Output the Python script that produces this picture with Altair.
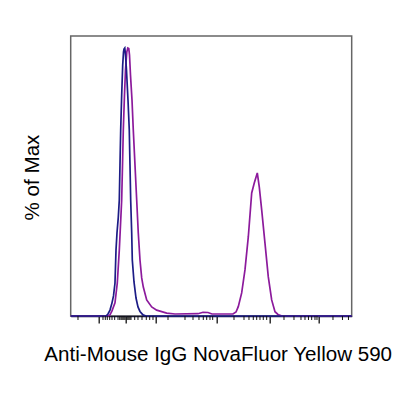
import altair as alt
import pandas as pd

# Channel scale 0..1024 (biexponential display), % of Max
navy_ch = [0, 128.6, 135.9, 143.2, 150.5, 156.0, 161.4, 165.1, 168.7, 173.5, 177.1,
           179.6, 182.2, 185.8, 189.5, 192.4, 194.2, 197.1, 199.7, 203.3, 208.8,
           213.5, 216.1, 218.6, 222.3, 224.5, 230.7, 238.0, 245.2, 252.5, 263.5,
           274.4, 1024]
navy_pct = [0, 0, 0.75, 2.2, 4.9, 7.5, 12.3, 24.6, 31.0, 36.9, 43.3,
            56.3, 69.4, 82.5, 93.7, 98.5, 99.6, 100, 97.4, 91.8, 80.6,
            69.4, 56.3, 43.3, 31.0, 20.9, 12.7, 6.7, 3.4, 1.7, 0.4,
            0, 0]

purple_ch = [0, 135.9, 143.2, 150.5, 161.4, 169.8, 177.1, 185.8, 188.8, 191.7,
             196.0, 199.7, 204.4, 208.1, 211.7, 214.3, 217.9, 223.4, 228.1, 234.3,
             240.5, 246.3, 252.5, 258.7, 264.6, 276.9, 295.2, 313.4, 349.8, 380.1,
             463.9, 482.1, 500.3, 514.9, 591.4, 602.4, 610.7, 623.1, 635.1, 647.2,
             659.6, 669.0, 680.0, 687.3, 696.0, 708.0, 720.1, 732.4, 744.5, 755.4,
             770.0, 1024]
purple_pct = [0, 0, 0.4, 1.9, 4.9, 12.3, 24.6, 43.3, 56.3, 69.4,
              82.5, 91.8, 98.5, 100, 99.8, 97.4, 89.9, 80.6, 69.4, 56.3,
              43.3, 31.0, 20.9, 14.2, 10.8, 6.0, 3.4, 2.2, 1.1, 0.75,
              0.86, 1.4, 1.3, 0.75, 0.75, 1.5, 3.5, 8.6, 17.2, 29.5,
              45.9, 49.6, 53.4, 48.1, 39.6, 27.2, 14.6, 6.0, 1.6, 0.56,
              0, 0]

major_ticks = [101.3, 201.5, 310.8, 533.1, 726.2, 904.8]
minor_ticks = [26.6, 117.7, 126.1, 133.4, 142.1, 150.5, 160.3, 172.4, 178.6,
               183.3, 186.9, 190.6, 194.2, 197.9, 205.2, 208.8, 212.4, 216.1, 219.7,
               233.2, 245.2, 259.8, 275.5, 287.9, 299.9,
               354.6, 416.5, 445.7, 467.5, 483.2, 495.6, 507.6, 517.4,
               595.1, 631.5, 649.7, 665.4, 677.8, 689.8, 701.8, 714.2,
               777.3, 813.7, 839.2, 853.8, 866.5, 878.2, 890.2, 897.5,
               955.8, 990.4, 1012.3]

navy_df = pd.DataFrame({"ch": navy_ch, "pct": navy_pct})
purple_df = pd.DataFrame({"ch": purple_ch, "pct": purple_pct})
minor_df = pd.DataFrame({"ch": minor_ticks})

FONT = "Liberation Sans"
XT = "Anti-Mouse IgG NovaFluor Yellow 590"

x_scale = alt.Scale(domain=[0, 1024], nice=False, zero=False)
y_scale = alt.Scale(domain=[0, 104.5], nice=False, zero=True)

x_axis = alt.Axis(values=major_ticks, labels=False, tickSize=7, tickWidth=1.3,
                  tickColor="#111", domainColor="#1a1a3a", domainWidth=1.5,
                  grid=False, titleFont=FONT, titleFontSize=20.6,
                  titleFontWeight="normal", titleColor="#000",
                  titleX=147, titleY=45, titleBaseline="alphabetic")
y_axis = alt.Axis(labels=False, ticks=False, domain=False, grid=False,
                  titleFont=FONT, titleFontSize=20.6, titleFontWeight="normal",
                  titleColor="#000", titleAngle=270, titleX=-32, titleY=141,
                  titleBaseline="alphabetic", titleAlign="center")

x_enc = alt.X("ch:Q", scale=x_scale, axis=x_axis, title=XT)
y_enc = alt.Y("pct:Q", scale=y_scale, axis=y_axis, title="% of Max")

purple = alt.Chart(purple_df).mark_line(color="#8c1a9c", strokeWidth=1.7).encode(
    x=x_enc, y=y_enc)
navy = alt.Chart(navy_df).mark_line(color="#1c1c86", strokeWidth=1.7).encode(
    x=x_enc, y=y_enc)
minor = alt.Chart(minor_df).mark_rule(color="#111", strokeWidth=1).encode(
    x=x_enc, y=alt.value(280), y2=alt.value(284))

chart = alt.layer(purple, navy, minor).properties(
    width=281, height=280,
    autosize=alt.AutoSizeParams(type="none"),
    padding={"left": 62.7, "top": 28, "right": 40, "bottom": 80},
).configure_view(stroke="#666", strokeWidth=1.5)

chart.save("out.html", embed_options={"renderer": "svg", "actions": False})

| SET PROBLEM |
Return the whole listing, word for word, and leave out every picture.

| SOLUTION |
Output the Python script that produces this picture with Altair.
import altair as alt
import pandas as pd

# Channel scale 0..1024 (biexponential display), % of Max
navy_ch = [0, 128.6, 135.9, 143.2, 150.5, 156.0, 161.4, 165.1, 168.7, 173.5, 177.1,
           179.6, 182.2, 185.8, 189.5, 192.4, 194.2, 197.1, 199.7, 203.3, 208.8,
           213.5, 216.1, 218.6, 222.3, 224.5, 230.7, 238.0, 245.2, 252.5, 263.5,
           274.4, 1024]
navy_pct = [0, 0, 0.75, 2.2, 4.9, 7.5, 12.3, 24.6, 31.0, 36.9, 43.3,
            56.3, 69.4, 82.5, 93.7, 98.5, 99.6, 100, 97.4, 91.8, 80.6,
            69.4, 56.3, 43.3, 31.0, 20.9, 12.7, 6.7, 3.4, 1.7, 0.4,
            0, 0]

purple_ch = [0, 135.9, 143.2, 150.5, 161.4, 169.8, 177.1, 185.8, 188.8, 191.7,
             196.0, 199.7, 204.4, 208.1, 211.7, 214.3, 217.9, 223.4, 228.1, 234.3,
             240.5, 246.3, 252.5, 258.7, 264.6, 276.9, 295.2, 313.4, 349.8, 380.1,
             463.9, 482.1, 500.3, 514.9, 591.4, 602.4, 610.7, 623.1, 635.1, 647.2,
             659.6, 669.0, 680.0, 687.3, 696.0, 708.0, 720.1, 732.4, 744.5, 755.4,
             770.0, 1024]
purple_pct = [0, 0, 0.4, 1.9, 4.9, 12.3, 24.6, 43.3, 56.3, 69.4,
              82.5, 91.8, 98.5, 100, 99.8, 97.4, 89.9, 80.6, 69.4, 56.3,
              43.3, 31.0, 20.9, 14.2, 10.8, 6.0, 3.4, 2.2, 1.1, 0.75,
              0.86, 1.4, 1.3, 0.75, 0.75, 1.5, 3.5, 8.6, 17.2, 29.5,
              45.9, 49.6, 53.4, 48.1, 39.6, 27.2, 14.6, 6.0, 1.6, 0.56,
              0, 0]

major_ticks = [101.3, 201.5, 310.8, 533.1, 726.2, 904.8]
minor_ticks = [26.6, 117.7, 126.1, 133.4, 142.1, 150.5, 160.3, 172.4, 178.6,
               183.3, 186.9, 190.6, 194.2, 197.9, 205.2, 208.8, 212.4, 216.1, 219.7,
               233.2, 245.2, 259.8, 275.5, 287.9, 299.9,
               354.6, 416.5, 445.7, 467.5, 483.2, 495.6, 507.6, 517.4,
               595.1, 631.5, 649.7, 665.4, 677.8, 689.8, 701.8, 714.2,
               777.3, 813.7, 839.2, 853.8, 866.5, 878.2, 890.2, 897.5,
               955.8, 990.4, 1012.3]

navy_df = pd.DataFrame({"ch": navy_ch, "pct": navy_pct})
purple_df = pd.DataFrame({"ch": purple_ch, "pct": purple_pct})
minor_df = pd.DataFrame({"ch": minor_ticks})

FONT = "Liberation Sans"
XT = "Anti-Mouse IgG NovaFluor Yellow 590"

x_scale = alt.Scale(domain=[0, 1024], nice=False, zero=False)
y_scale = alt.Scale(domain=[0, 104.5], nice=False, zero=True)

x_axis = alt.Axis(values=major_ticks, labels=False, tickSize=7, tickWidth=1.3,
                  tickColor="#111", domainColor="#1a1a3a", domainWidth=1.5,
                  grid=False, titleFont=FONT, titleFontSize=20.6,
                  titleFontWeight="normal", titleColor="#000",
                  titleX=147, titleY=45, titleBaseline="alphabetic")
y_axis = alt.Axis(labels=False, ticks=False, domain=False, grid=False,
                  titleFont=FONT, titleFontSize=20.6, titleFontWeight="normal",
                  titleColor="#000", titleAngle=270, titleX=-32, titleY=141,
                  titleBaseline="alphabetic", titleAlign="center")

x_enc = alt.X("ch:Q", scale=x_scale, axis=x_axis, title=XT)
y_enc = alt.Y("pct:Q", scale=y_scale, axis=y_axis, title="% of Max")

purple = alt.Chart(purple_df).mark_line(color="#8c1a9c", strokeWidth=1.7).encode(
    x=x_enc, y=y_enc)
navy = alt.Chart(navy_df).mark_line(color="#1c1c86", strokeWidth=1.7).encode(
    x=x_enc, y=y_enc)
minor = alt.Chart(minor_df).mark_rule(color="#111", strokeWidth=1).encode(
    x=x_enc, y=alt.value(280), y2=alt.value(284))

chart = alt.layer(purple, navy, minor).properties(
    width=281, height=280,
    autosize=alt.AutoSizeParams(type="none"),
    padding={"left": 62.7, "top": 28, "right": 40, "bottom": 80},
).configure_view(stroke="#666", strokeWidth=1.5)

chart.save("out.html", embed_options={"renderer": "svg", "actions": False})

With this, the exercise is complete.